Treatment for Co-Occurring Disorders With Dual Substance Use
It’s not unusual to develop co-occurring addictions to substances. You might not even realize that you’re having dependence issues until you fail to provide the body with these drugs.
Knowledge and understanding the basic science behind these drugs is important because you might learn more about the physical effects. By removing these substances from your body, you might become more open to learning more helpful life methods for handling any underlying causes for your addiction.
The good news is that there’s help available to you. An inpatient cocaine rehab and alcohol addiction treatment center is an excellent option for someone with one or multiple addictions.
Treatments focus on helping you overcome cravings and relearning how to live without drug use. Below are a few modalities that we use at Pinnacle Peak Recovery:
- One-on-one talk therapy delivers evidence-based treatments to help you get to the reasons for using in the first place
- Group therapy encourages you to learn from others in recovery and develop a relapse prevention mindset
- Dual diagnosis assessments and appropriate treatments help you to overcome mental health challenges alongside an addiction
- Yoga therapy meets your low-impact exercise needs while triggering natural dopamine release
- Holistic treatments provide you with stress relief tools that counteract the need to use again
Get Help Now
We are here to help you through every aspect of recovery. Let us call you to learn more about our treatment options. If you’re struggling with an addiction, help is available. Even if you’re worried that you might also have a co-occurring disorder, you don’t have to continue suffering.
A treatment center intake counselor will do a full assessment of a person’s medical and substance use history to determine if there is more than one disorder to treat. If this is the case, a complete program will address them both independently and together so a full recovery can be achieved and better preparations made for situations that could trigger a relapse.
The friendly therapists at Pinnacle Peak Recovery routinely work with people just like you, and we love being able to help our client family overcome substance use disorder. Call 480-787-2409 today to talk to an intake counselor.
How May Alcohol and Cocaine Polysubstance Use Affect Consciousness?
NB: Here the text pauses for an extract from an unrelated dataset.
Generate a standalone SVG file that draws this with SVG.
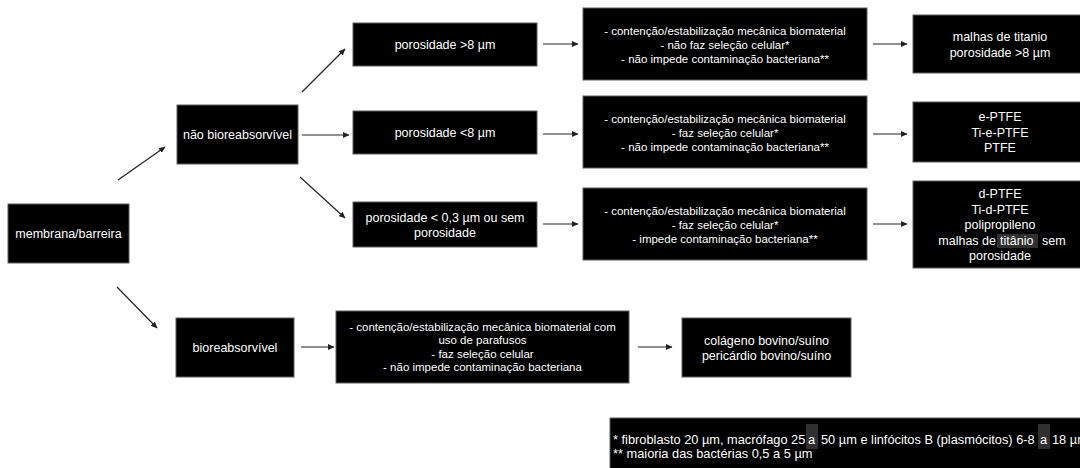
<svg xmlns="http://www.w3.org/2000/svg" width="1080" height="468" viewBox="0 0 1080 468">
<defs>
<marker id="ah" markerUnits="userSpaceOnUse" markerWidth="7" markerHeight="6" refX="6" refY="3" orient="auto">
<path d="M0,0 L6.5,3 L0,6 z" fill="#222"/>
</marker>
<style>
.box{fill:#000;stroke:#5e5e5e;stroke-width:1}
.t{font-family:"Liberation Sans",Arial,sans-serif;font-size:12.5px;fill:#fff;text-anchor:middle;dominant-baseline:central}
.s{font-family:"Liberation Sans",Arial,sans-serif;font-size:11.5px;fill:#fff;text-anchor:middle;dominant-baseline:central}
.f{font-family:"Liberation Sans",Arial,sans-serif;font-size:12.8px;fill:#fff;dominant-baseline:central}
.hl{fill:#303030}
.c line{stroke:#222;stroke-width:1.2;marker-end:url(#ah)}
</style>
</defs>
<rect width="1080" height="468" fill="#fff"/>

<g id="membrana"><rect class="box" x="8" y="204" width="121" height="59"/><text class="t" x="68.5" y="233.5">membrana/barreira</text></g>
<g id="nao-bio"><rect class="box" x="177" y="105" width="121" height="59"/><text class="t" x="237.5" y="134.5">não bioreabsorvível</text></g>
<g id="por-gt8"><rect class="box" x="353" y="23" width="184" height="43"/><text class="t" x="445" y="44.5">porosidade &gt;8 µm</text></g>
<g id="por-lt8"><rect class="box" x="353" y="111" width="184" height="43"/><text class="t" x="445" y="132.5">porosidade &lt;8 µm</text></g>
<g id="por-lt03"><rect class="box" x="353" y="202" width="184" height="45"/><text class="t" x="445" y="217.5">porosidade &lt; 0,3 µm ou sem</text><text class="t" x="445" y="232.5">porosidade</text></g>

<g id="mid1"><rect class="box" x="583" y="8" width="284" height="72"/>
<text class="s" x="725" y="31">- contenção/estabilização mecânica biomaterial</text>
<text class="s" x="725" y="45">- não faz seleção celular*</text>
<text class="s" x="725" y="59">- não impede contaminação bacteriana**</text></g>
<g id="mid2"><rect class="box" x="583" y="96" width="284" height="72"/>
<text class="s" x="725" y="119">- contenção/estabilização mecânica biomaterial</text>
<text class="s" x="725" y="133">- faz seleção celular*</text>
<text class="s" x="725" y="147">- não impede contaminação bacteriana**</text></g>
<g id="mid3"><rect class="box" x="583" y="188" width="284" height="72"/>
<text class="s" x="725" y="211">- contenção/estabilização mecânica biomaterial</text>
<text class="s" x="725" y="225">- faz seleção celular*</text>
<text class="s" x="725" y="239">- impede contaminação bacteriana**</text></g>

<g id="r1"><rect class="box" x="913" y="15" width="175" height="58"/>
<text class="t" x="1000" y="37">malhas de titanio</text>
<text class="t" x="1000" y="52.5">porosidade &gt;8 µm</text></g>
<g id="r2"><rect class="box" x="913" y="102" width="175" height="60"/>
<text class="t" x="1000" y="117">e-PTFE</text>
<text class="t" x="1000" y="132.5">Ti-e-PTFE</text>
<text class="t" x="1000" y="148">PTFE</text></g>
<g id="r3"><rect class="box" x="913" y="181" width="175" height="87"/>
<text class="t" x="1000" y="194">d-PTFE</text>
<text class="t" x="1000" y="209.5">Ti-d-PTFE</text>
<text class="t" x="1000" y="225">polipropileno</text>
<rect class="hl" x="997" y="234" width="41" height="14"/>
<text class="t" x="996" y="240.5" style="text-anchor:end">malhas de</text>
<text class="t" x="1000" y="240.5" style="text-anchor:start">titânio</text>
<text class="t" x="1042" y="240.5" style="text-anchor:start">sem</text>
<text class="t" x="1000" y="256">porosidade</text></g>

<g id="bio"><rect class="box" x="176" y="318" width="118" height="59"/><text class="t" x="235" y="347.5">bioreabsorvível</text></g>
<g id="mid4"><rect class="box" x="336" y="311" width="293" height="72"/>
<text class="s" x="482.5" y="326.5">- contenção/estabilização mecânica biomaterial com</text>
<text class="s" x="482.5" y="340">uso de parafusos</text>
<text class="s" x="482.5" y="353.5">- faz seleção celular</text>
<text class="s" x="482.5" y="367">- não impede contaminação bacteriana</text></g>
<g id="colageno"><rect class="box" x="682" y="318" width="169" height="59"/>
<text class="t" x="766.5" y="340.5">colágeno bovino/suíno</text>
<text class="t" x="766.5" y="355.5">pericárdio bovino/suíno</text></g>

<g id="footnote"><rect class="box" x="610" y="418" width="480" height="60"/>
<rect class="hl" x="806" y="424" width="12" height="25"/>
<rect class="hl" x="1038" y="424" width="12" height="25"/>
<text class="f" y="439"><tspan x="613">* fibroblasto 20 µm, macrófago 25</tspan><tspan x="808">a</tspan><tspan x="821">50 µm e linfócitos B (plasmócitos) 6-8</tspan><tspan x="1040">a</tspan><tspan x="1052">18 µm</tspan></text>
<text class="f" x="613" y="453">** maioria das bactérias 0,5 a 5 µm</text></g>

<g id="connectors" class="c">
<line x1="118" y1="180" x2="165" y2="147"/>
<line x1="117" y1="287" x2="157" y2="328"/>
<line x1="302" y1="92" x2="345" y2="49"/>
<line x1="302" y1="135" x2="349" y2="135"/>
<line x1="300" y1="177" x2="345" y2="218"/>
<line x1="543" y1="44" x2="578" y2="44"/>
<line x1="543" y1="134" x2="578" y2="134"/>
<line x1="543" y1="224" x2="578" y2="224"/>
<line x1="873" y1="44" x2="907" y2="44"/>
<line x1="873" y1="134" x2="907" y2="134"/>
<line x1="873" y1="224" x2="907" y2="224"/>
<line x1="301" y1="347" x2="334" y2="347"/>
<line x1="638" y1="347" x2="672" y2="347"/>
</g>
</svg>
Cocaine and alcohol can cause disturbances to a person’s general sleep pattern. Increased levels of dopamine may cause hyperstimulation of the alcohol sedative effect and may cause drowsiness. However, the full sleep pattern needed for a rested beginning to the next day of activities is hard to obtain. Alcohol can cause multiple periods of awakening throughout the night, followed by difficulty falling back asleep.
How Do People Act on Cocaine and Alcohol?
Cocaine will cause a high euphoria but since it doesn’t last long, alcohol is often substituted to dilute the “coming down” feeling. They may be a little more active and restless, pacing around instead of sitting at a table with their drink.
Why Are Alcohol and Cocaine a Bad Combination?
Both drugs affect the body’s central nervous system and can cause a slowed heart rate and seizure, or even coma or death. Also, they combine to create cocaethylene that can cause toxic physiologic effects and could perhaps increase addiction.